The companies said that "immediate intervention also is required to preserve the appearance of impartiality of this nation's judiciary in a closely watched case in which the government is seeking a massive monetary recovery to itself in its own court and which tests the independence of the Marshall Islands judiciary."
But, attorneys for the Marshall Islands said the tobacco industry "is acting like a bully" in trying to get the Supreme Court to throw out the lawsuit.
"Tobacco companies took profits out of the Marshalls and left costs here," said Don Howarth, a Los Angeles-base attorney for the Marshalls. "It is time for them to pay the costs."
Howarth's partner, attorney Suzelle Smith, said "the tobacco industry's strategy is to drown us (with motions) before we get to the trial so we can't get to the merits of the case." Smith described the tobacco industry's action as "a desperation motion" that is trying to "short-circuit the legal process and deny the government its day in court."
Howarth noted that the U.S. states got a $200-billion settlement from the industry. "They can get a fair trial here, but they don't want it," he said.
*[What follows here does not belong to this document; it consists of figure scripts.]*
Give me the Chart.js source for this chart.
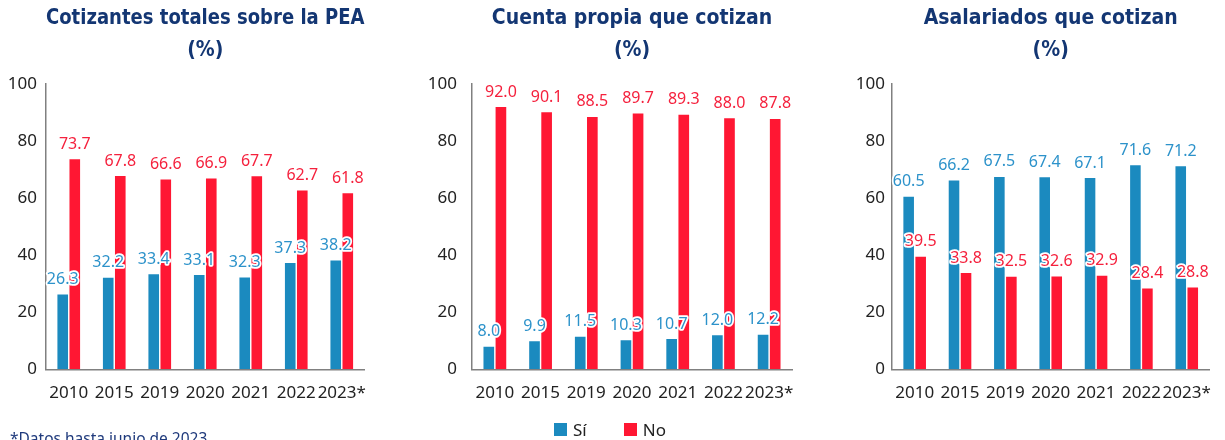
<!DOCTYPE html>
<html>
<head>
<meta charset="utf-8">
<script src="https://cdn.jsdelivr.net/npm/chart.js@4"></script>
<style>
  html, body { margin: 0; padding: 0; background: #fff; overflow: hidden; }
  #wrap { position: relative; width: 1225px; height: 440px; }
  #wrap canvas { position: absolute; top: 0; }
  #leyenda { position: absolute; left: 554px; top: 418px; display: flex; gap: 0; font: 17px "Noto Sans", sans-serif; color: #222; }
  #leyenda span.item { display: flex; align-items: center; margin-right: 37px; }
  #leyenda span.caja { display: inline-block; width: 13px; height: 13px; margin-right: 6px; }
  #nota { position: absolute; left: 10px; top: 427px; font: 15.5px "Noto Sans", sans-serif; color: #1f3a7c; white-space: nowrap; }
</style>
</head>
<body>
<div id="wrap">
  <canvas id="chartTotal" width="380" height="423" style="left:0"></canvas>
  <canvas id="chartPropia" width="390" height="423" style="left:420px"></canvas>
  <canvas id="chartAsal" width="385" height="423" style="left:840px"></canvas>
  <div id="leyenda"></div>
  <div id="nota">*Datos hasta junio de 2023</div>
</div>
<script>
// Datos
const anios = ['2010', '2015', '2019', '2020', '2021', '2022', '2023*'];
const totalSi = [26.3, 32.2, 33.4, 33.1, 32.3, 37.3, 38.2];
const totalNo = [73.7, 67.8, 66.6, 66.9, 67.7, 62.7, 61.8];
const propiaSi = [8.0, 9.9, 11.5, 10.3, 10.7, 12.0, 12.2];
const propiaNo = [92.0, 90.1, 88.5, 89.7, 89.3, 88.0, 87.8];
const asalSi = [60.5, 66.2, 67.5, 67.4, 67.1, 71.6, 71.2];
const asalNo = [39.5, 33.8, 32.5, 32.6, 32.9, 28.4, 28.8];
const ejeY = { min: 0, max: 100, paso: 20 };

const AZUL = '#1b8abf';
const ROJO = '#ff1733';
const AZUL_TXT = '#2c92ca';
const ROJO_TXT = '#f5213d';
const NAVY = '#133673';
const FUENTE = '"Noto Sans", sans-serif';
const FUENTE_TIT = '"Liberation Sans Narrow", "DejaVu Sans Condensed", Roboto, sans-serif';

// Etiquetas de valor sobre cada barra, con borde blanco
const etiquetas = {
    id: 'etiquetas',
    afterDatasetsDraw(chart) {
        const ctx = chart.ctx;
        ctx.save();
        ctx.font = '16px ' + FUENTE;
        ctx.textAlign = 'center';
        ctx.textBaseline = 'middle';
        ctx.lineJoin = 'round';
        ctx.lineWidth = 3.5;
        ctx.strokeStyle = '#fff';
        chart.data.datasets.forEach((ds, i) => {
            const meta = chart.getDatasetMeta(i);
            meta.data.forEach((bar, j) => {
                const txt = ds.data[j].toFixed(1);
                const y = bar.y - 15;
                ctx.strokeText(txt, bar.x, y);
                ctx.fillStyle = ds.colorTexto;
                ctx.fillText(txt, bar.x, y);
            });
        });
        ctx.restore();
    }
};

function crearGrafico(id, titulo, si, no, anchoEje, padDer, padTicks) {
    return new Chart(document.getElementById(id), {
        type: 'bar',
        data: {
            labels: anios,
            datasets: [
                { label: 'Sí', data: si, backgroundColor: AZUL, colorTexto: AZUL_TXT },
                { label: 'No', data: no, backgroundColor: ROJO, colorTexto: ROJO_TXT }
            ]
        },
        options: {
            responsive: false,
            animation: false,
            layout: { padding: { right: padDer, bottom: 7 } },
            datasets: { bar: { categoryPercentage: 0.53, barPercentage: 0.88 } },
            plugins: {
                legend: { display: false },
                tooltip: { enabled: false },
                title: {
                    display: true,
                    fullSize: false,
                    text: [titulo, '(%)'],
                    color: NAVY,
                    font: { family: FUENTE_TIT, size: 21, weight: 'bold', lineHeight: 1.55 },
                    padding: { top: 2, bottom: 17 }
                }
            },
            scales: {
                x: {
                    grid: { display: true, drawOnChartArea: false, drawTicks: false },
                    border: { display: true, color: '#808080', width: 1.5 },
                    ticks: { color: '#222', font: { family: FUENTE, size: 17 }, padding: 13, maxRotation: 0, minRotation: 0, autoSkip: false }
                },
                y: {
                    min: ejeY.min,
                    max: ejeY.max,
                    grid: { display: true, drawOnChartArea: false, drawTicks: false },
                    border: { display: true, color: '#808080', width: 1.5 },
                    ticks: { stepSize: ejeY.paso, color: '#222', font: { family: FUENTE, size: 17 }, padding: padTicks },
                    afterFit(scale) { scale.width = anchoEje; }
                }
            }
        },
        plugins: [etiquetas]
    });
}

const g1 = crearGrafico('chartTotal', 'Cotizantes totales sobre la PEA', totalSi, totalNo, 46, 13, 9);
const g2 = crearGrafico('chartPropia', 'Cuenta propia que cotizan', propiaSi, propiaNo, 52, 18, 15);
const g3 = crearGrafico('chartAsal', 'Asalariados que cotizan', asalSi, asalNo, 52, 13, 7);

// Leyenda HTML común, a partir de los elementos de leyenda de Chart.js
const cont = document.getElementById('leyenda');
g2.options.plugins.legend.labels.generateLabels(g2).forEach(item => {
    const el = document.createElement('span');
    el.className = 'item';
    const caja = document.createElement('span');
    caja.className = 'caja';
    caja.style.background = item.fillStyle;
    el.appendChild(caja);
    el.appendChild(document.createTextNode(item.text));
    cont.appendChild(el);
});
</script>
</body>
</html>
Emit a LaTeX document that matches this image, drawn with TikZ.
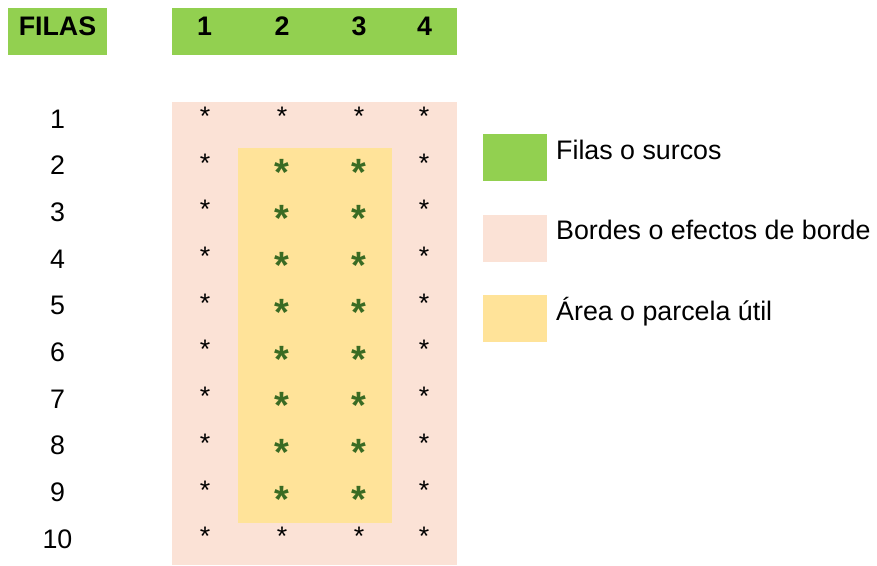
\documentclass[tikz,border=0pt]{standalone}
\usepackage{fontspec}
\setmainfont{Liberation Sans}
\definecolor{hdrgreen}{HTML}{92D050}
\definecolor{borderpink}{HTML}{FBE2D6}
\definecolor{usefulyellow}{HTML}{FFE399}
\definecolor{astgreen}{HTML}{3A6B23}
\begin{document}
\begin{tikzpicture}[x=1pt,y=-1pt,
  lab/.style={font=\fontsize{26.8}{30}\selectfont, inner sep=0pt, anchor=base},
  legtxt/.style={font=\fontsize{26.8}{30}\selectfont, inner sep=0pt, anchor=base west},
  hdr/.style={font=\fontsize{26.8}{30}\selectfont\bfseries, inner sep=0pt, anchor=base},
  bast/.style={font=\fontsize{26.8}{30}\selectfont, inner sep=0pt, anchor=north},
  gast/.style={font=\fontsize{38}{42}\selectfont\bfseries, text=astgreen, inner sep=0pt, anchor=north}]
\useasboundingbox (0,0) rectangle (877,565);
% header boxes
\fill[hdrgreen] (8,8) rectangle (107,55);
\fill[hdrgreen] (172,8) rectangle (457,55);
\node[hdr] (hfilas) at (57.5,35) {FILAS};
\node[hdr] (hc1) at (204.5,35) {1};
\node[hdr] (hc2) at (282,35) {2};
\node[hdr] (hc3) at (359,35) {3};
\node[hdr] (hc4) at (424.5,35) {4};
% field
\fill[borderpink] (172,102) rectangle (457,565);
\fill[usefulyellow] (238,148) rectangle (392,523);
% rows
\foreach \r in {1,...,10}{
  \pgfmathsetmacro{\yb}{128+(\r-1)*46.67}
  \node[lab] (row\r) at (57.5,\yb) {\r};
  \node[bast] (a\r c1) at (205,\yb-21) {*};
  \node[bast] (a\r c4) at (424,\yb-21) {*};
}
\foreach \r in {1,10}{
  \pgfmathsetmacro{\yb}{128+(\r-1)*46.67}
  \node[bast] (a\r c2) at (282,\yb-21) {*};
  \node[bast] (a\r c3) at (359,\yb-21) {*};
}
\foreach \r in {2,...,9}{
  \pgfmathsetmacro{\yb}{128+(\r-1)*46.67}
  \node[gast] (a\r c2) at (282,\yb-15.7) {*};
  \node[gast] (a\r c3) at (359,\yb-15.7) {*};
}
% legend
\fill[hdrgreen] (483,134) rectangle (547,181);
\fill[borderpink] (483,215) rectangle (547,262);
\fill[usefulyellow] (483,295) rectangle (547,342);
\node[legtxt] (l1) at (556,159) {Filas o surcos};
\node[legtxt] (l2) at (556,239.5) {Bordes o efectos de borde};
\node[legtxt] (l3) at (556,320) {Área o parcela útil};
\end{tikzpicture}
\end{document}
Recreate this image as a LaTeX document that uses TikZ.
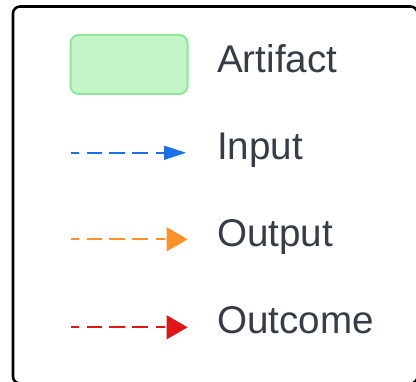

The companies complained about Judge Johnson for dismissing several of their motions without providing any legal basis or reasoning, and a schedule leading up to a planned Jan. 15, 2001, trial that provides for all motions to be dealt with during a November status conference.
They said Johnson is preventing them from getting "a full and fair hearing" and that by setting a pretrial schedule, it "sets the government's claims on for trial while virtually ensuring that petitioners' legal arguments will get no serious consideration, particularly those arguments that would dispose of the government's claims in their entirety."
The companies' motion called the $20-billion the government is seeking "astonishing." (It translates to $400,000 for each resident [and juror] in the country.)
The Marshall Islands has asked for a jury trial, which the companies say is the first time there would be a civil jury trial in the nation's history.
The case "should, and must, be brought to a halt," the companies said.